Arman Mohamad mengatakan, kebijakan desentralistis era Bung Karno dikoreksi oleh orde baru yang ditandai dengan lahirnya UU No. 5 tahun 1974 tentang pokok-pokok pemerintahan daerah. Selain meneguhkan kebijakan setralistis yang berpusat di Jakarta, UU ini berlaku 25 tahun lamanya dari tahun tahun 1974 sampai dengan tahun 1999.

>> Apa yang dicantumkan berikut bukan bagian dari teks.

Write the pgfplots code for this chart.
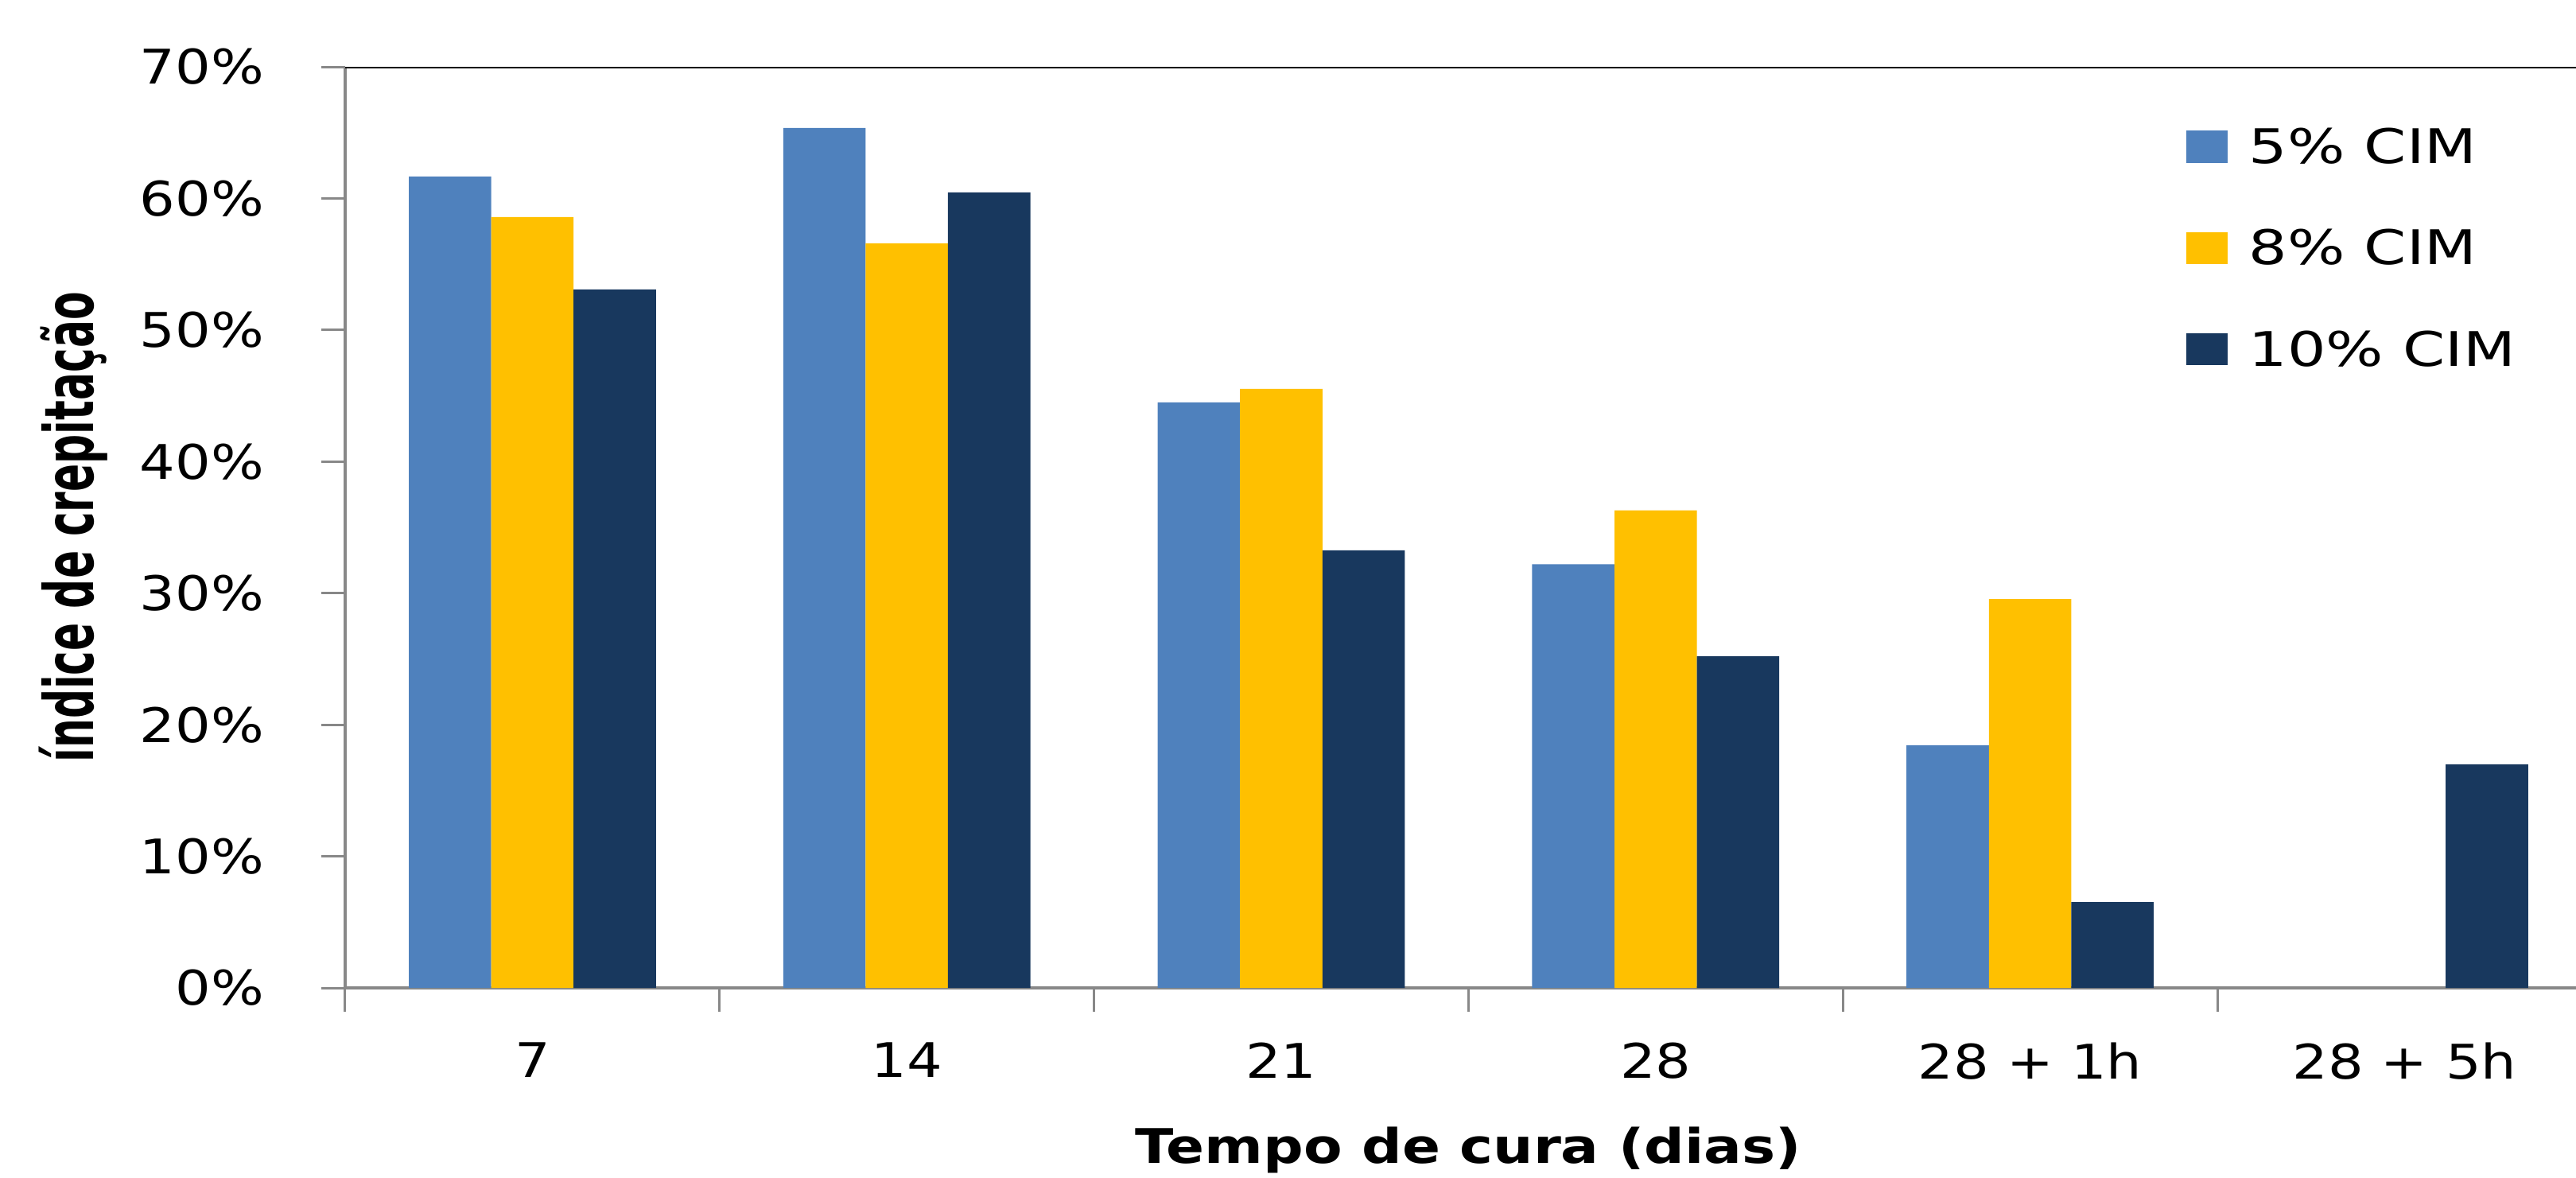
\documentclass[border=0pt]{standalone}
\usepackage{pgfplots}
\pgfplotsset{compat=1.18}
\usepackage{graphicx}
\usepackage{fontspec}
\setmainfont{DejaVu Sans}
\definecolor{cblue}{RGB}{79,129,189}
\definecolor{cyellow}{RGB}{255,192,0}
\definecolor{cdark}{RGB}{24,56,94}
\definecolor{axgray}{RGB}{136,136,136}
\begin{document}
\begin{tikzpicture}
\useasboundingbox (0,0) rectangle (539.83pt,246.67pt);
\begin{axis}[
  at={(72.33pt,39.67pt)}, anchor=south west,
  scale only axis, width=470.8pt, height=193pt,
  xmin=-0.5, xmax=5.5, ymin=0, ymax=70,
  axis x line=bottom, axis y line=left,
  axis line style={-, draw=axgray, line width=0.8pt},
  tick align=outside, major tick length=5pt,
  tick style={draw=axgray, line width=0.5pt},
  xtick={-0.5,0.5,1.5,2.5,3.5,4.5,5.5},
  x tick label as interval=true,
  xticklabels={\scalebox{1.17}[1]{7},\scalebox{1.17}[1]{14},\scalebox{1.17}[1]{21},\scalebox{1.17}[1]{28},\scalebox{1.17}[1]{28 + 1h},\scalebox{1.17}[1]{28 + 5h}},
  xticklabel shift=3pt,
  ytick={0,10,...,70},
  /pgf/number format/assume math mode=true,
  yticklabel={\scalebox{1.17}[1]{\pgfmathprintnumber{\tick}\%}},
  yticklabel shift=8.5pt,
  ticklabel style={font=\fontsize{10}{12}\selectfont},
  xlabel={\scalebox{1.18}[1]{\bfseries\fontsize{10}{12}\selectfont Tempo de cura (dias)}},
  xlabel style={at={(rel axis cs:0.5,0)}, anchor=base, yshift=-36.7pt},
  ylabel={\scalebox{0.72}[1.19]{\bfseries\fontsize{12}{14}\selectfont índice de crepitação}},
  ylabel style={at={([xshift=-56.9pt]rel axis cs:0,0.5)}, anchor=center},
  ybar=0pt, bar width=0.22,
  legend style={at={(rel axis cs:0.819,1)}, anchor=north west, yshift=-12.7pt,
    draw=none, fill=none, inner sep=0pt, row sep=12.25pt, column sep=4.5pt,
    nodes={inner sep=0pt}, font=\fontsize{10}{12}\selectfont},
  legend cell align=left,
  legend image code/.code={\fill[#1] (0pt,-2.75pt) rectangle (8.7pt,3.95pt);},
]
\addplot[fill=cblue, draw=none, bar shift=-0.22] coordinates {(0,61.67) (1,65.36) (2,44.5) (3,32.2) (4,18.45)};
\addplot[fill=cyellow, draw=none, bar shift=0] coordinates {(0,58.58) (1,56.59) (2,45.53) (3,36.3) (4,29.56)};
\addplot[fill=cdark, draw=none, bar shift=0.22] coordinates {(0,53.08) (1,60.46) (2,33.25) (3,25.2) (4,6.53) (5,17.0)};
\legend{\scalebox{1.27}[1]{5\% CIM},\scalebox{1.27}[1]{8\% CIM},\scalebox{1.27}[1]{10\% CIM}}
\draw[black, line width=0.5pt] (rel axis cs:0,1) -- (rel axis cs:1,1);
\end{axis}
\end{tikzpicture}
\end{document}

Perubahan konstelasi global pasca perang dingin turut berpengaruh langsung pada dinamika politik nasional yaitu lahirnya gerakan pro demokrasi dan pro desentralisasi. Di Indonesia, Presiden Soeharto akhirnya menerbitkan Keppres No. 11 tahun 1996 sebagai upaya persiapan mengurangi derajat sentralisasi pemerintah pusat sekaligus menetapkan tanggal 25 April sebagai hari otonomi daerah.

“Puncaknya pasca gerakan reformasi, lahirlah UU No. 22 tahun 1999 tentang pemerintahan daerah di mana komitmen Presiden BJ Habibie adalah memberi wewenang penuh kepada pemerintah daerah  kecuali urusan politik luar negeri, pertahanan, peradilan, moneter. UU baru ini disambut penuh semangat dengan implikasi yang luar biasa mulai dari masifnya pembentukan daerah otonomi baru (DOB) sebanyak 7 provinsi, 115 kabupaten dan 26 kota sekaligus munculnya sifat daerah-sentris,”ungkap Arman.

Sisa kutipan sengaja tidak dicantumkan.